Jimmy loved the Los Angeles Lakers, and had a bunch of people over for a playoff game one night. In our closet, you could disconnect the cable at will, so we watched the game on our TV and began disconnecting Jimmy’s cable at all the important moments. Critical free-throws, slam-dunks, anytime it got good, their screen would turn to snow. You could hear them stomping and cursing upstairs and then you would hear Jimmy futzing with the TV, trying to explain to his friends why the reception was fucking up. For fun we would wait awhile so he thought he’d fixed it, and let them get back into the game, only to start up again. Since you could only hear the guys upstairs, it was like theater of the mind trying to picture what was going on up there. We would end up rolling on the ground holding our stomachs while trying to stay quiet. This was so much that fun we decided to repeat the process whenever Jimmy had people over. Jimmy never knew.
LESLIE- Vinnie Vegas
Leslie was a girl I met down in San Diego after I broke up with my girlfriend Barbara. She was an 18 year old brunette right out of High School. Leslie hung out with a pack of girls who knew Cupkake from Clairemont, and she seemed to take a liking to me from the get-go. While all the other girls swooned over Cupkake’s wholesome blond good looks, Leslie seemed to favor a darker type of man. She idolized Blackie Lawless of W.A.S.P. and gravitated towards a heavier style of rock than most girls. Leslie stood about 5’ 2’’ and wore a C-cup bra. She was bold, and basically came right up to me and made it clear that we should “go out”. I admired that about her, and certainly appreciated the compliment.

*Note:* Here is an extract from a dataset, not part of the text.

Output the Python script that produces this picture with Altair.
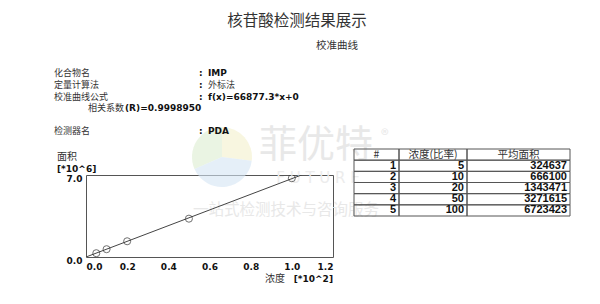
import altair as alt
import pandas as pd

# ---------------- data ----------------
row_ids = [1, 2, 3, 4, 5]
conc = [5, 10, 20, 50, 100]
area = [324637, 666100, 1343471, 3271615, 6723423]
slope = 66877.3
intercept = 0.0
x_ticks = [0.0, 0.2, 0.4, 0.6, 0.8, 1.0, 1.2]
y_ticks = [0.0, 7.0]
headers = ["#", "浓度(比率)", "平均面积"]

# ---------------- layout ----------------
OX, OY = 86, 175          # plot-area origin on the page
W, H = 247, 82            # plot-area size
CJK = "Noto Sans CJK SC"
BOLD = "DejaVu Sans"
one = pd.DataFrame({"a": [0]})


def label(text, x, y, size=9, weight="normal", font=CJK, color="#333",
          align="left", baseline="middle", opacity=1.0):
    return alt.Chart(one).mark_text(
        text=text, align=align, baseline=baseline, font=font, fontSize=size,
        fontWeight=weight, color=color, opacity=opacity
    ).encode(x=alt.value(x - OX), y=alt.value(y - OY))


# ---------------- calibration plot ----------------
pts = pd.DataFrame({"x": [c / 100 for c in conc], "y": [a / 1e6 for a in area]})
line_x = [0.0, 1.2]
line_df = pd.DataFrame({"x": line_x,
                        "y": [(slope * v * 100 + intercept) / 1e6 for v in line_x]})

xs = alt.Scale(domain=[0, 1.2], nice=False, zero=False)
ys = alt.Scale(domain=[0, 7.0], nice=False)
xaxis = alt.Axis(values=x_ticks, format=".1f", title=None, ticks=False, domain=False,
                 grid=False, labelFont=BOLD, labelFontWeight="bold", labelFontSize=9,
                 labelColor="#111", labelPadding=5)
yaxis = alt.Axis(values=y_ticks, format=".1f", title=None, ticks=False, domain=False,
                 grid=False, labelFont=BOLD, labelFontWeight="bold", labelFontSize=9,
                 labelColor="#111", labelPadding=4, labelOffset=3)

fit_line = alt.Chart(line_df).mark_line(color="#444", strokeWidth=1, clip=True).encode(
    x=alt.X("x:Q", scale=xs, axis=xaxis),
    y=alt.Y("y:Q", scale=ys, axis=yaxis),
)
points = alt.Chart(pts).mark_point(shape="circle", filled=False, color="#333",
                                   size=50, strokeWidth=1, clip=True).encode(
    x=alt.X("x:Q", scale=xs), y=alt.Y("y:Q", scale=ys))
plot = alt.layer(fit_line, points)

# ---------------- table ----------------
col_w = [45, 68, 103]
edges = [0]
for w in col_w:
    edges.append(edges[-1] + w)
T_X0, T_X1 = 354 - OX, 570 - OX
T_Y0, T_Y1 = 149 - OY, 216 - OY

cells = []
for r in range(6):
    for c in range(3):
        cells.append({"row": r, "x0": edges[c], "x1": edges[c + 1]})
cells_df = pd.DataFrame(cells)

head_df = pd.DataFrame({"row": [0, 0, 0], "xc": [(edges[c] + edges[c + 1]) / 2 for c in range(3)],
                        "t": headers})
body = []
for i in range(5):
    vals = [str(row_ids[i]), str(conc[i]), str(area[i])]
    for c in range(3):
        body.append({"row": i + 1, "xr": edges[c + 1], "t": vals[c]})
body_df = pd.DataFrame(body)

txs = alt.Scale(domain=[0, edges[-1]], range=[T_X0, T_X1], nice=False, zero=False)
tys = alt.Scale(domain=list(range(6)), range=[T_Y0, T_Y1], paddingInner=0, paddingOuter=0)

t_rect = alt.Chart(cells_df).mark_rect(fill="white", fillOpacity=0, stroke="#555",
                                       strokeWidth=1).encode(
    x=alt.X("x0:Q", scale=txs, axis=None), x2="x1:Q",
    y=alt.Y("row:O", scale=tys, axis=None))
t_head = alt.Chart(head_df).mark_text(font=CJK, fontSize=10.5, color="#333",
                                      align="center", baseline="middle").encode(
    x=alt.X("xc:Q", scale=txs, axis=None), y=alt.Y("row:O", scale=tys, axis=None),
    text="t:N")
t_body = alt.Chart(body_df).mark_text(font="Liberation Sans", fontWeight="bold",
                                      fontSize=11, color="#111", align="right",
                                      baseline="middle", dx=-3).encode(
    x=alt.X("xr:Q", scale=txs, axis=None), y=alt.Y("row:O", scale=tys, axis=None),
    text="t:N")
table = alt.layer(t_rect, t_head, t_body)

# ---------------- watermark ----------------
arc_specs = [(4.3, 6.2832, "#dcecd0"), (0.0, 1.7, "#f4f0cc"), (1.7, 4.3, "#d3e5f4")]
wm = []
for t0, t1, col in arc_specs:
    wm.append(alt.Chart(one).mark_arc(color=col, opacity=0.6, theta=t0, theta2=t1,
                                      radius=30).encode(
        x=alt.value(222 - OX), y=alt.value(157 - OY)))
wm += [
    label("菲优特", 259, 146, size=38, color="#e8e8e8"),
    label("®", 381, 136, size=16, color="#e8e8e8"),
    label("F  U  T  U  R  E", 318, 178, size=15, font="DejaVu Sans", color="#ececec",
          align="center"),
    label("一站式检测技术与咨询服务", 286, 210, size=15.5, color="#e8e8e8", align="center"),
]

# ---------------- static texts ----------------
R1, R2, R3, R4, R5 = 73, 85, 97, 108, 131
texts = [
    label("核苷酸检测结果展示", 297, 21, size=15.5, color="#333", align="center"),
    label("校准曲线", 337, 46, size=10.5, color="#333", align="center"),
    label("化合物名", 54, R1),
    label("定量计算法", 54, R2),
    label("校准曲线公式", 54, R3),
    label("相关系数", 88, R4),
    label("(R)=0.9998950", 125, R4, size=9, weight="bold", font=BOLD, color="#111"),
    label("检测器名", 54, R5),
    label(":", 199, R1, size=9, weight="bold", font=BOLD, color="#111"),
    label(":", 199, R2, size=9, weight="bold", font=BOLD, color="#111"),
    label(":", 199, R3, size=9, weight="bold", font=BOLD, color="#111"),
    label(":", 199, R5, size=9, weight="bold", font=BOLD, color="#111"),
    label("IMP", 208, R1, size=9, weight="bold", font=BOLD, color="#111"),
    label("外标法", 208, R2),
    label(f"f(x)={slope}*x+{intercept:g}", 208, R3, size=9, weight="bold", font=BOLD,
          color="#111"),
    label("PDA", 208, R5, size=9, weight="bold", font=BOLD, color="#111"),
    label("面积", 57, 157, size=10),
    label("[*10^6]", 57, 169, size=9, weight="bold", font=BOLD, color="#111"),
    label("浓度", 265, 279, size=10),
    label("[*10^2]", 333, 279, size=9, weight="bold", font=BOLD, color="#111",
          align="right"),
]

chart = alt.layer(*wm, plot, table, *texts).resolve_scale(
    x="independent", y="independent"
).properties(
    width=W, height=H,
    padding={"left": OX, "top": OY, "right": 600 - OX - W, "bottom": 304 - OY - H},
    autosize=alt.AutoSizeParams(type="none"),
    background="white",
).configure_view(stroke="#555", strokeWidth=1)

chart.save("out.html", embed_options={"renderer": "svg", "actions": False})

Like a quarterback calling an audible, she made it clear to the other girls that she was going in and they should all stay clear. And they did because as cute as she was, Leslie could kick your ass!
When Cupkake and I would go down to San Diego to touch base with family and friends, I always found myself itching to get back to Hollywood. We left San Diego for a reason, and Hollywood was proving to be all that we expected it to be and even more. When I was in San Diego, I’d make it a point to hang out with Leslie. Something about her captivated me and I’m not sure what it was. After all, she was a smart-ass New Yorker with a foul mouth. But she was really cute, and something about her personality resonated with me. She liked to project a tough facade, but once in a while, I would be treated to a moment of utter and complete tenderness that would take my breath away. That type of thing can really have a lasting imprint with me, and I thought about her all the time. Being a New Yorker, she had disdain for all styles Californian, so she wore plaid skirts with pink converse sneakers. She had a really cute face with chipmunk cheeks and an adorable smile. Plus, chestnut hair with dark eyes that sparkled in the light, and a laugh that would always make me smile. Of course she would kill you if you ever pointed this out, that was the New York in her. Leslie became a frequent visitor to our new apartment, and eventually moved into her own place in West Hollywood.